We had a truly diverse mix of trainee intake in our batch and there was a fair share of trainees from the Tribal and backward communities, especially in the East Indian hinterland states.
One of the earliest cultural shifts that I was exposed to was the feeling of a pan-national identity, one that was inclusive and went beyond the narrow religious and linguistic divide.
However, I also witnessed the early signs of parochialism and regional identity trends taking shape. The tribals in the mines and steel plant belt were restless about their opportunities being usurped by the migrants from other states, mainly the south Indian ones where education and migration proneness were high. Neel Chakra was one such regional outfit espousing sons of soil recruitment in lower operational jobs in Odisha.
Today, Odisha, the backward state of yesteryear with below-par basic infrastructure, has blossomed into an attractive investment destination. Odisha has transformed over the decades into a vibrant and inviting economy, which appeals to global firms to put in money to build world-class facilities. How far Odisha has come today from the early days of the Rourkela Steel plant’s establishment!
Naveen Patnaik, the no-nonsense leader with a firm grip on governance and with a visionary zeal has played a key role in turning the mineral-rich Odisha into a growth powerhouse, mainly for the metallurgical industry including Steel and aluminum.

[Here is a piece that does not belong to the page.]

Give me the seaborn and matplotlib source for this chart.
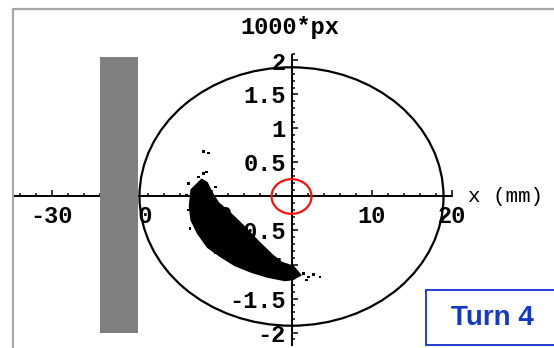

I remember the legendary stories of valour and nationalism that flourished in Odisha's contemporary political folklore about Biju Patnaik, the father of Naveen. Biju’s dare-devil accomplishment in the beleaguered Jakarta in 1947 during the days of the resistance movement against the Dutch colonisers to fly out Sukarno and his top team to safety is even today remembered and retold with pride and patriotism by people.
Worthy son of a legendary father, Naveen is today a role model of positive political leadership in the Indian states.